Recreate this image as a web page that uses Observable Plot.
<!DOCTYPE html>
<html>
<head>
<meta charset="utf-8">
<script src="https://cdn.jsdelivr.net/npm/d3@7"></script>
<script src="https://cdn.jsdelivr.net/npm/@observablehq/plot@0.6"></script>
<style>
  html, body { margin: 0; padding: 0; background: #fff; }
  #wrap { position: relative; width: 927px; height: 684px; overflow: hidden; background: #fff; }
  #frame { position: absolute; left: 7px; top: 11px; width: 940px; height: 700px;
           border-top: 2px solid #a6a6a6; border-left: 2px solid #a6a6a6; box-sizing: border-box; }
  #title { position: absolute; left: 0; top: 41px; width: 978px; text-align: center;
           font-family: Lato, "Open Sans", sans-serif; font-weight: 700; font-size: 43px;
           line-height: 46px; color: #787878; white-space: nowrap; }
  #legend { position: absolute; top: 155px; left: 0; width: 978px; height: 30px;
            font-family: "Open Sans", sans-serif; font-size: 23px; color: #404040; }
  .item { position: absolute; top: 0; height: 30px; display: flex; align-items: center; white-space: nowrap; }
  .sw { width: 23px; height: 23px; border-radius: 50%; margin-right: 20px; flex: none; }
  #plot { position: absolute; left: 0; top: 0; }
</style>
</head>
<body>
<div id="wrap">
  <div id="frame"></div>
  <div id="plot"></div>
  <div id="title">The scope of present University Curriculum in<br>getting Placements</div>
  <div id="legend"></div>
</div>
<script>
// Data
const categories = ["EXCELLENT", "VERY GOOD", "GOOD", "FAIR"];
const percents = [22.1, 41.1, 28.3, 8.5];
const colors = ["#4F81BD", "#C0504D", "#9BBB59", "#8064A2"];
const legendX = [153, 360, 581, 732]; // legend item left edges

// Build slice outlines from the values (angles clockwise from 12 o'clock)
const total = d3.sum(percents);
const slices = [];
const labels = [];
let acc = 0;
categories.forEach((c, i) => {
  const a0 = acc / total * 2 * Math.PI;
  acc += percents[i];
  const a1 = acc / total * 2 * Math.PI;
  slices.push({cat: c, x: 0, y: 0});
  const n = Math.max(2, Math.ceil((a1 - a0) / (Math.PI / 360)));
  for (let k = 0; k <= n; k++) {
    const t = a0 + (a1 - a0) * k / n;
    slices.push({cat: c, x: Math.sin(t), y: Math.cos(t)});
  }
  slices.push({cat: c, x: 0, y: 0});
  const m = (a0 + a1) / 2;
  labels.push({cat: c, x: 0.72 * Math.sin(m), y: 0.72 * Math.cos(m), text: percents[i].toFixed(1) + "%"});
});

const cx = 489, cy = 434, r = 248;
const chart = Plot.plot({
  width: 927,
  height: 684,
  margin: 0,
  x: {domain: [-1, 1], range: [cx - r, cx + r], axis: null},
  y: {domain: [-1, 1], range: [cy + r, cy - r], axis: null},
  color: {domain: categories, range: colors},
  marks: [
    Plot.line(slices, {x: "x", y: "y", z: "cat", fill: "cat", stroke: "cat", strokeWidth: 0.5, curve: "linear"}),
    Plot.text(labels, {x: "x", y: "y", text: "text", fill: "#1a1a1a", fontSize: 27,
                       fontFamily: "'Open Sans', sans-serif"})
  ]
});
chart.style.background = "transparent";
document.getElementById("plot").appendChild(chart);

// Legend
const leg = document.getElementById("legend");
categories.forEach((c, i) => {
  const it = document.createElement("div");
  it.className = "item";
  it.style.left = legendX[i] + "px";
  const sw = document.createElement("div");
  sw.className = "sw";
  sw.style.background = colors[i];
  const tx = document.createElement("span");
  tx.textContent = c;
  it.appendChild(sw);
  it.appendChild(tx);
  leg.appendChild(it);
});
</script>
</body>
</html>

==

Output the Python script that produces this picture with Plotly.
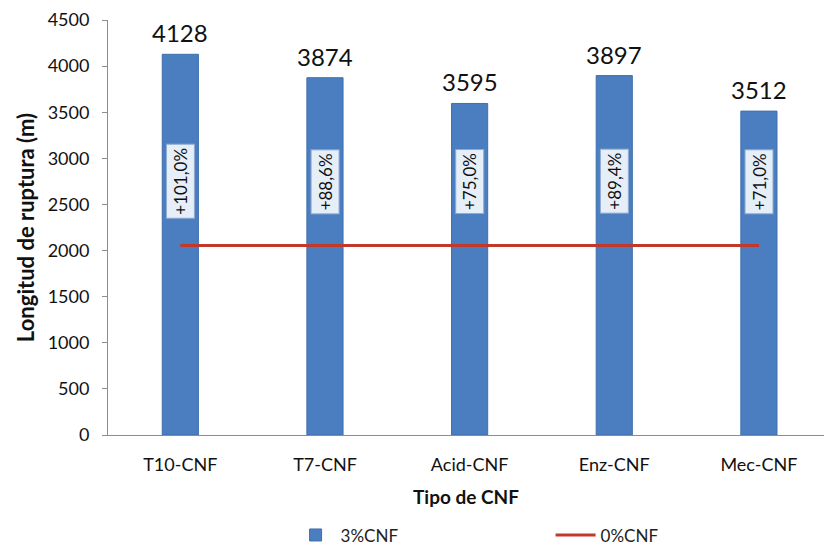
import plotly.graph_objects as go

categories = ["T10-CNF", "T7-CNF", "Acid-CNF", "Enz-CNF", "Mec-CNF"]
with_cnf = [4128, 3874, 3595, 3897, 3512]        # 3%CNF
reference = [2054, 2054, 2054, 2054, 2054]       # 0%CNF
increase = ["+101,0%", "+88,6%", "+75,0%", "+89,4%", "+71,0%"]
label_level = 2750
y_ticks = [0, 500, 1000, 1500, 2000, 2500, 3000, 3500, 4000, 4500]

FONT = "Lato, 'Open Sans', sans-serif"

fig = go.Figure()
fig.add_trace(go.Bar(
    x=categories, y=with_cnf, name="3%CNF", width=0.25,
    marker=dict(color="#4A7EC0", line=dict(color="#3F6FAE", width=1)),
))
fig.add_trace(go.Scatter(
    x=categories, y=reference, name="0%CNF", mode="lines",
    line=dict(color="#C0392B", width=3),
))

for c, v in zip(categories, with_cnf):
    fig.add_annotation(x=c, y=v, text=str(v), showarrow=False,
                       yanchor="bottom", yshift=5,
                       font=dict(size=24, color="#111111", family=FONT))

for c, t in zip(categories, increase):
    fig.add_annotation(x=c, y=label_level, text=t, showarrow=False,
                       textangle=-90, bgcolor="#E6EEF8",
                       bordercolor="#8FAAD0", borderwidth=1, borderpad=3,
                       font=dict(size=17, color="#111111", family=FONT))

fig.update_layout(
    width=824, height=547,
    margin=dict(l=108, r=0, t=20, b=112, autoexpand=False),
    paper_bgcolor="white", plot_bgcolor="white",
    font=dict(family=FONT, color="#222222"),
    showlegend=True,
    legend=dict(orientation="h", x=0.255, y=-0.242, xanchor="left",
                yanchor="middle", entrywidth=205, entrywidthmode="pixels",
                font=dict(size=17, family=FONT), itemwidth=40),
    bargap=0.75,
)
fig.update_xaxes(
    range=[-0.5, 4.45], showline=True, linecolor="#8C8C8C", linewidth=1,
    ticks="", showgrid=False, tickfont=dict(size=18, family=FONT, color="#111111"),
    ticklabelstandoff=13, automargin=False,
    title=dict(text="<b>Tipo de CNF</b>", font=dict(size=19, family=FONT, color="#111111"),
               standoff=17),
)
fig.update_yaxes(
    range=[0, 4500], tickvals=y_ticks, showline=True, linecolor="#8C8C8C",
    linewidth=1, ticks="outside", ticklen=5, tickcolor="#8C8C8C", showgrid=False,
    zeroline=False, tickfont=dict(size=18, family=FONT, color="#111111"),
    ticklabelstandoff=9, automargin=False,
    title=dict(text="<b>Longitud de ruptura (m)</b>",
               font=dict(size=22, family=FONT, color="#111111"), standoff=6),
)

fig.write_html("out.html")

---

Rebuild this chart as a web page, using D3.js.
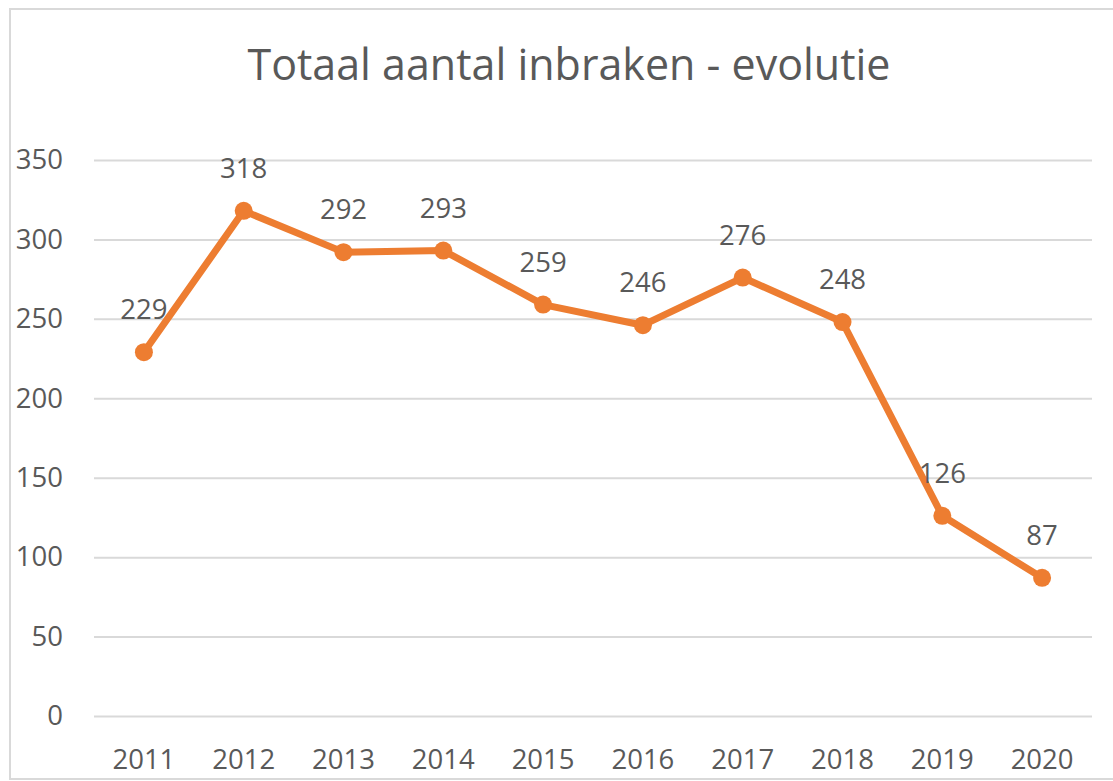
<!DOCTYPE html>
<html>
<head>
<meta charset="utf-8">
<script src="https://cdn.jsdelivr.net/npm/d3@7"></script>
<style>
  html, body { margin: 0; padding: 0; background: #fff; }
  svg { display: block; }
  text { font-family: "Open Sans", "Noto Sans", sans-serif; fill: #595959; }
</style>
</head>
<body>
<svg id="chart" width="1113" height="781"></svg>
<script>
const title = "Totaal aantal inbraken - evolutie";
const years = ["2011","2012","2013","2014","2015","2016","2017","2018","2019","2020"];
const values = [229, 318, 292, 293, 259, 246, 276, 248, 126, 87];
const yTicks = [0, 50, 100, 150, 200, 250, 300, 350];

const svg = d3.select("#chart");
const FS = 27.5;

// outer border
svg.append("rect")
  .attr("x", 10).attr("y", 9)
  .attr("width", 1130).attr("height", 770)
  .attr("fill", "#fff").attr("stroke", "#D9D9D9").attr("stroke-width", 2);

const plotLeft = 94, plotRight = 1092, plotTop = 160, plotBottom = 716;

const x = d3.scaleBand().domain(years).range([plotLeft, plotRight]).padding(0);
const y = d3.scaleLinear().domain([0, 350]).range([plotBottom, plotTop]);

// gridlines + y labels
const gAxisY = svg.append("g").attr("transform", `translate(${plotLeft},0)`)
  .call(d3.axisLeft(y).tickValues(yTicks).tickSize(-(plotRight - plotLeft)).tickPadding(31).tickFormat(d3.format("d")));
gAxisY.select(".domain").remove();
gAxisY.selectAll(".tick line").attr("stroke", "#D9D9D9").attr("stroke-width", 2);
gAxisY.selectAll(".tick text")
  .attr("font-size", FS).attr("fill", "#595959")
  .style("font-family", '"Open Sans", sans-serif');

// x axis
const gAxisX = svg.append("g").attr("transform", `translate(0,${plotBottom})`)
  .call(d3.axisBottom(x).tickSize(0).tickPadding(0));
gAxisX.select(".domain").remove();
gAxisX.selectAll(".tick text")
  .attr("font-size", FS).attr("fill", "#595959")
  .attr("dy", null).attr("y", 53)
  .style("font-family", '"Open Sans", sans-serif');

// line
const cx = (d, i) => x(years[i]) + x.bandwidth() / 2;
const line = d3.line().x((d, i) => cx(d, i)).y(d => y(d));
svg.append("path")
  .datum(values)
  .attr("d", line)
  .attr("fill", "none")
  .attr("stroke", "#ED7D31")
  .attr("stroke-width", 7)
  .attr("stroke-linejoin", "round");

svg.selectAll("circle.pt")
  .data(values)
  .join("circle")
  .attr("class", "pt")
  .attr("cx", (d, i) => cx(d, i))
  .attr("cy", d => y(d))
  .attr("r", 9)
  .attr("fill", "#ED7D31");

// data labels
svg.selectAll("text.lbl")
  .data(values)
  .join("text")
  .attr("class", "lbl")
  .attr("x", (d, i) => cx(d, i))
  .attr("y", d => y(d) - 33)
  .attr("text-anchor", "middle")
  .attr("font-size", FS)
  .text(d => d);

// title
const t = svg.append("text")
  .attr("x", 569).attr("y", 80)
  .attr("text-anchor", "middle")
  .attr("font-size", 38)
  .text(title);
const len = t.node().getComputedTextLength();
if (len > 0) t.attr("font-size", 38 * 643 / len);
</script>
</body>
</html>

TASK DIRECTIONS: From the records above, copy exactly the stretch from the line holding "Output the Python" through the line holding "import plotly.graph_objects as go", both ends included, without the pictures.

RESPONSE:
Output the Python script that produces this picture with Plotly.
import plotly.graph_objects as go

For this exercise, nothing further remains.